• **Exercise requirements**: Set down each line of the material that follows, exactly, with no pictures.

• **Data block**:
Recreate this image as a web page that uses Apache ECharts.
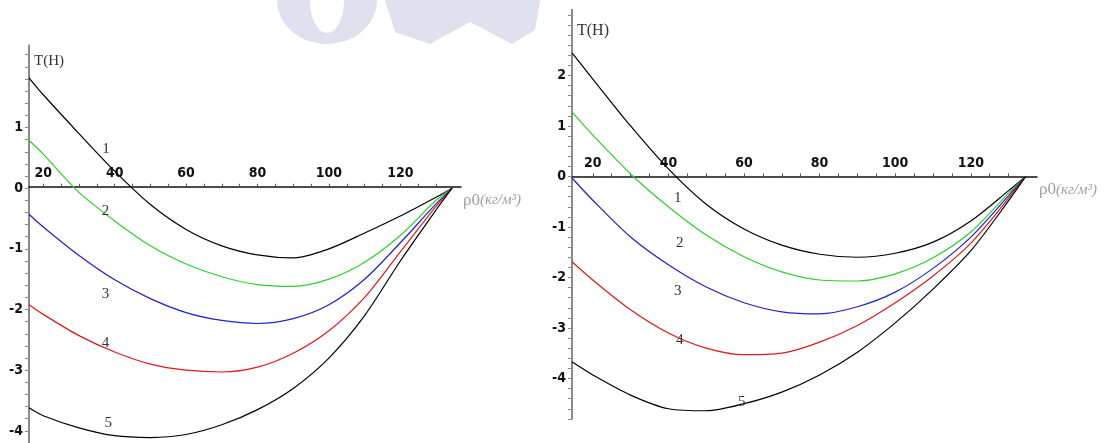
<!DOCTYPE html>
<html><head><meta charset="utf-8">
<script src="https://cdn.jsdelivr.net/npm/echarts@6/dist/echarts.min.js"></script>
<style>html,body{margin:0;padding:0;background:#fff}#c{width:1105px;height:443px}</style>
</head><body><div id="c"></div>
<script>
// ---- data ----
const rhoLeft  = [16, 20, 30, 40, 50, 60, 70, 80, 90, 100, 110, 120, 130, 134.5];
const left1 = [1.82, 1.54, 0.9, 0.28, -0.27, -0.68, -0.95, -1.1, -1.15, -1.0, -0.74, -0.46, -0.15, 0];
const left2 = [0.79, 0.56, -0.07, -0.54, -0.95, -1.25, -1.46, -1.59, -1.62, -1.5, -1.22, -0.78, -0.2, 0];
const left3 = [-0.43, -0.64, -1.11, -1.51, -1.82, -2.05, -2.18, -2.23, -2.15, -1.92, -1.5, -0.9, -0.26, 0];
const left4 = [-1.92, -2.08, -2.43, -2.7, -2.9, -3.0, -3.03, -2.95, -2.72, -2.35, -1.8, -1.05, -0.3, 0];
const left5 = [-3.62, -3.75, -3.95, -4.08, -4.11, -4.06, -3.9, -3.65, -3.3, -2.8, -2.1, -1.2, -0.36, 0];

const rhoRight = [14.5, 20, 30, 40, 50, 60, 70, 80, 90, 100, 110, 120, 130, 134.5];
const right1 = [2.45, 1.93, 1.0, 0.15, -0.55, -1.04, -1.36, -1.54, -1.6, -1.52, -1.3, -0.88, -0.28, 0];
const right2 = [1.28, 0.82, 0.05, -0.6, -1.16, -1.59, -1.89, -2.05, -2.07, -1.93, -1.61, -1.1, -0.33, 0];
const right3 = [-0.03, -0.47, -1.2, -1.75, -2.19, -2.5, -2.68, -2.72, -2.58, -2.29, -1.82, -1.2, -0.38, 0];
const right4 = [-1.69, -2.05, -2.64, -3.1, -3.4, -3.53, -3.5, -3.28, -2.95, -2.5, -1.97, -1.32, -0.43, 0];
const right5 = [-3.67, -3.93, -4.33, -4.6, -4.64, -4.5, -4.27, -3.93, -3.48, -2.9, -2.23, -1.47, -0.48, 0];

const curveNames = ['1', '2', '3', '4', '5'];
const labelPosLeft  = [[37.6, 0.64], [37.4, -0.38], [37.4, -1.74], [37.4, -2.56], [38.2, -3.87]];
const labelPosRight = [[42.5, -0.43], [43, -1.32], [42.5, -2.27], [43, -3.24], [59.4, -4.46]];

const xTickLabels = [20, 40, 60, 80, 100, 120];
const yTickLabelsLeft = [-4, -3, -2, -1, 0, 1];
const yTickLabelsRight = [-4, -3, -2, -1, 0, 1, 2];
const yAxisName = 'T(H)';
const xAxisNameMain = 'ρ0';
const xAxisNameUnit = '(кг/м³)';

// ---- styling ----
const colors = ['#000000', '#2ecf2e', '#2020cc', '#dd1a1a', '#000000'];
const tickFont = "'Liberation Sans Narrow','DejaVu Sans Condensed','Liberation Sans',sans-serif";
const serif = "'Liberation Serif','DejaVu Serif',serif";

const gridsDef = [
  { left: 29, top: 45.6, width: 432, height: 399.6, xmin: 16, xmax: 137, ymin: -4.2, ymax: 2.35,
    yLabels: yTickLabelsLeft, nameGap: -23, nameSize: 15, xnameSizes: [17, 15] },
  { left: 572, top: 9.85, width: 465, height: 409, xmin: 14.5, xmax: 137.5, ymin: -4.8, ymax: 3.3,
    yLabels: yTickLabelsRight, nameGap: -29, nameSize: 16, xnameSizes: [17, 15] }
];

function range(a, b, s) { const r = []; for (let v = a; v <= b + 1e-9; v += s) r.push(Math.round(v * 100) / 100); return r; }

function makeX(gi) {
  const g = gridsDef[gi];
  const zeroOffset = -(0 - g.ymin) / (g.ymax - g.ymin) * g.height;
  return {
    type: 'value', gridIndex: gi, min: g.xmin, max: g.xmax, position: 'bottom', offset: zeroOffset,
    axisLine: { onZero: false, lineStyle: { color: '#111', width: 1.5 } },
    axisTick: { show: true, inside: true, length: 3, customValues: range(20, 130, 5), lineStyle: { color: '#555' } },
    axisLabel: { inside: true, customValues: xTickLabels, margin: 6, color: '#111',
      fontFamily: tickFont, fontWeight: 'bold', fontSize: 14 },
    splitLine: { show: false },
    name: '{a|' + xAxisNameMain + '}{b|' + xAxisNameUnit + '}', nameLocation: 'end', nameGap: 2,
    nameTextStyle: { align: 'left', verticalAlign: 'top', padding: [5, 0, 0, 0],
      rich: {
        a: { color: '#a0a0a0', fontFamily: serif, fontSize: g.xnameSizes[0] },
        b: { color: '#a0a0a0', fontFamily: serif, fontStyle: 'italic', fontSize: g.xnameSizes[1] }
      } }
  };
}
function makeY(gi) {
  const g = gridsDef[gi];
  return {
    type: 'value', gridIndex: gi, min: g.ymin, max: g.ymax,
    axisLine: { onZero: false, lineStyle: { color: '#8a8a8a', width: 2 } },
    axisTick: { show: true, length: 4, customValues: range(Math.ceil(g.ymin * 5) / 5, g.ymax, 0.2), lineStyle: { color: '#888' } },
    axisLabel: { customValues: g.yLabels, margin: 6, color: '#111',
      fontFamily: tickFont, fontWeight: 'bold', fontSize: 14 },
    splitLine: { show: false },
    name: yAxisName, nameLocation: 'end', nameGap: g.nameGap,
    nameTextStyle: { color: '#333', fontFamily: serif, fontSize: g.nameSize, align: 'left', padding: [0, 0, 0, 5] }
  };
}

function curveSeries(gi, rho, vals, idx, lp) {
  return {
    type: 'line', xAxisIndex: gi, yAxisIndex: gi, smooth: 0.3, showSymbol: false,
    lineStyle: { color: colors[idx], width: 1.2 },
    data: rho.map((r, i) => [r, vals[i]]),
    markPoint: {
      symbol: 'circle', symbolSize: 1, silent: true,
      itemStyle: { color: 'rgba(0,0,0,0)' },
      label: { show: true, position: 'inside', formatter: curveNames[idx], color: '#333', fontFamily: serif, fontSize: 15 },
      data: [{ coord: lp[idx] }]
    },
    z: 3
  };
}

const leftVals = [left1, left2, left3, left4, left5];
const rightVals = [right1, right2, right3, right4, right5];

const series = [];
leftVals.forEach((v, i) => series.push(curveSeries(0, rhoLeft, v, i, labelPosLeft)));
rightVals.forEach((v, i) => series.push(curveSeries(1, rhoRight, v, i, labelPosRight)));

const wm = '#dfe2ee';
const chart = echarts.init(document.getElementById('c'), null, { renderer: 'canvas' });
chart.setOption({
  animation: false,
  backgroundColor: '#fff',
  graphic: [
    { type: 'ellipse', shape: { cx: 327, cy: 0, rx: 50, ry: 44 }, style: { fill: wm }, z: -2 },
    { type: 'ellipse', shape: { cx: 327, cy: 0, rx: 17, ry: 33 }, style: { fill: '#fff' }, z: -1 },
    { type: 'polygon', shape: { points: [[385, 0], [540, 0], [535, 30], [512, 44], [470, 22], [430, 44], [395, 32]] }, style: { fill: wm }, z: -2 }
  ],
  grid: gridsDef.map(g => ({ left: g.left, top: g.top, width: g.width, height: g.height, containLabel: false })),
  xAxis: [makeX(0), makeX(1)],
  yAxis: [makeY(0), makeY(1)],
  series: series
});
</script></body></html>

• **Final answer**:
Recreate this image as a web page that uses Apache ECharts.
<!DOCTYPE html>
<html><head><meta charset="utf-8">
<script src="https://cdn.jsdelivr.net/npm/echarts@6/dist/echarts.min.js"></script>
<style>html,body{margin:0;padding:0;background:#fff}#c{width:1105px;height:443px}</style>
</head><body><div id="c"></div>
<script>
// ---- data ----
const rhoLeft  = [16, 20, 30, 40, 50, 60, 70, 80, 90, 100, 110, 120, 130, 134.5];
const left1 = [1.82, 1.54, 0.9, 0.28, -0.27, -0.68, -0.95, -1.1, -1.15, -1.0, -0.74, -0.46, -0.15, 0];
const left2 = [0.79, 0.56, -0.07, -0.54, -0.95, -1.25, -1.46, -1.59, -1.62, -1.5, -1.22, -0.78, -0.2, 0];
const left3 = [-0.43, -0.64, -1.11, -1.51, -1.82, -2.05, -2.18, -2.23, -2.15, -1.92, -1.5, -0.9, -0.26, 0];
const left4 = [-1.92, -2.08, -2.43, -2.7, -2.9, -3.0, -3.03, -2.95, -2.72, -2.35, -1.8, -1.05, -0.3, 0];
const left5 = [-3.62, -3.75, -3.95, -4.08, -4.11, -4.06, -3.9, -3.65, -3.3, -2.8, -2.1, -1.2, -0.36, 0];

const rhoRight = [14.5, 20, 30, 40, 50, 60, 70, 80, 90, 100, 110, 120, 130, 134.5];
const right1 = [2.45, 1.93, 1.0, 0.15, -0.55, -1.04, -1.36, -1.54, -1.6, -1.52, -1.3, -0.88, -0.28, 0];
const right2 = [1.28, 0.82, 0.05, -0.6, -1.16, -1.59, -1.89, -2.05, -2.07, -1.93, -1.61, -1.1, -0.33, 0];
const right3 = [-0.03, -0.47, -1.2, -1.75, -2.19, -2.5, -2.68, -2.72, -2.58, -2.29, -1.82, -1.2, -0.38, 0];
const right4 = [-1.69, -2.05, -2.64, -3.1, -3.4, -3.53, -3.5, -3.28, -2.95, -2.5, -1.97, -1.32, -0.43, 0];
const right5 = [-3.67, -3.93, -4.33, -4.6, -4.64, -4.5, -4.27, -3.93, -3.48, -2.9, -2.23, -1.47, -0.48, 0];

const curveNames = ['1', '2', '3', '4', '5'];
const labelPosLeft  = [[37.6, 0.64], [37.4, -0.38], [37.4, -1.74], [37.4, -2.56], [38.2, -3.87]];
const labelPosRight = [[42.5, -0.43], [43, -1.32], [42.5, -2.27], [43, -3.24], [59.4, -4.46]];

const xTickLabels = [20, 40, 60, 80, 100, 120];
const yTickLabelsLeft = [-4, -3, -2, -1, 0, 1];
const yTickLabelsRight = [-4, -3, -2, -1, 0, 1, 2];
const yAxisName = 'T(H)';
const xAxisNameMain = 'ρ0';
const xAxisNameUnit = '(кг/м³)';

// ---- styling ----
const colors = ['#000000', '#2ecf2e', '#2020cc', '#dd1a1a', '#000000'];
const tickFont = "'Liberation Sans Narrow','DejaVu Sans Condensed','Liberation Sans',sans-serif";
const serif = "'Liberation Serif','DejaVu Serif',serif";

const gridsDef = [
  { left: 29, top: 45.6, width: 432, height: 399.6, xmin: 16, xmax: 137, ymin: -4.2, ymax: 2.35,
    yLabels: yTickLabelsLeft, nameGap: -23, nameSize: 15, xnameSizes: [17, 15] },
  { left: 572, top: 9.85, width: 465, height: 409, xmin: 14.5, xmax: 137.5, ymin: -4.8, ymax: 3.3,
    yLabels: yTickLabelsRight, nameGap: -29, nameSize: 16, xnameSizes: [17, 15] }
];

function range(a, b, s) { const r = []; for (let v = a; v <= b + 1e-9; v += s) r.push(Math.round(v * 100) / 100); return r; }

function makeX(gi) {
  const g = gridsDef[gi];
  const zeroOffset = -(0 - g.ymin) / (g.ymax - g.ymin) * g.height;
  return {
    type: 'value', gridIndex: gi, min: g.xmin, max: g.xmax, position: 'bottom', offset: zeroOffset,
    axisLine: { onZero: false, lineStyle: { color: '#111', width: 1.5 } },
    axisTick: { show: true, inside: true, length: 3, customValues: range(20, 130, 5), lineStyle: { color: '#555' } },
    axisLabel: { inside: true, customValues: xTickLabels, margin: 6, color: '#111',
      fontFamily: tickFont, fontWeight: 'bold', fontSize: 14 },
    splitLine: { show: false },
    name: '{a|' + xAxisNameMain + '}{b|' + xAxisNameUnit + '}', nameLocation: 'end', nameGap: 2,
    nameTextStyle: { align: 'left', verticalAlign: 'top', padding: [5, 0, 0, 0],
      rich: {
        a: { color: '#a0a0a0', fontFamily: serif, fontSize: g.xnameSizes[0] },
        b: { color: '#a0a0a0', fontFamily: serif, fontStyle: 'italic', fontSize: g.xnameSizes[1] }
      } }
  };
}
function makeY(gi) {
  const g = gridsDef[gi];
  return {
    type: 'value', gridIndex: gi, min: g.ymin, max: g.ymax,
    axisLine: { onZero: false, lineStyle: { color: '#8a8a8a', width: 2 } },
    axisTick: { show: true, length: 4, customValues: range(Math.ceil(g.ymin * 5) / 5, g.ymax, 0.2), lineStyle: { color: '#888' } },
    axisLabel: { customValues: g.yLabels, margin: 6, color: '#111',
      fontFamily: tickFont, fontWeight: 'bold', fontSize: 14 },
    splitLine: { show: false },
    name: yAxisName, nameLocation: 'end', nameGap: g.nameGap,
    nameTextStyle: { color: '#333', fontFamily: serif, fontSize: g.nameSize, align: 'left', padding: [0, 0, 0, 5] }
  };
}

function curveSeries(gi, rho, vals, idx, lp) {
  return {
    type: 'line', xAxisIndex: gi, yAxisIndex: gi, smooth: 0.3, showSymbol: false,
    lineStyle: { color: colors[idx], width: 1.2 },
    data: rho.map((r, i) => [r, vals[i]]),
    markPoint: {
      symbol: 'circle', symbolSize: 1, silent: true,
      itemStyle: { color: 'rgba(0,0,0,0)' },
      label: { show: true, position: 'inside', formatter: curveNames[idx], color: '#333', fontFamily: serif, fontSize: 15 },
      data: [{ coord: lp[idx] }]
    },
    z: 3
  };
}

const leftVals = [left1, left2, left3, left4, left5];
const rightVals = [right1, right2, right3, right4, right5];

const series = [];
leftVals.forEach((v, i) => series.push(curveSeries(0, rhoLeft, v, i, labelPosLeft)));
rightVals.forEach((v, i) => series.push(curveSeries(1, rhoRight, v, i, labelPosRight)));

const wm = '#dfe2ee';
const chart = echarts.init(document.getElementById('c'), null, { renderer: 'canvas' });
chart.setOption({
  animation: false,
  backgroundColor: '#fff',
  graphic: [
    { type: 'ellipse', shape: { cx: 327, cy: 0, rx: 50, ry: 44 }, style: { fill: wm }, z: -2 },
    { type: 'ellipse', shape: { cx: 327, cy: 0, rx: 17, ry: 33 }, style: { fill: '#fff' }, z: -1 },
    { type: 'polygon', shape: { points: [[385, 0], [540, 0], [535, 30], [512, 44], [470, 22], [430, 44], [395, 32]] }, style: { fill: wm }, z: -2 }
  ],
  grid: gridsDef.map(g => ({ left: g.left, top: g.top, width: g.width, height: g.height, containLabel: false })),
  xAxis: [makeX(0), makeX(1)],
  yAxis: [makeY(0), makeY(1)],
  series: series
});
</script></body></html>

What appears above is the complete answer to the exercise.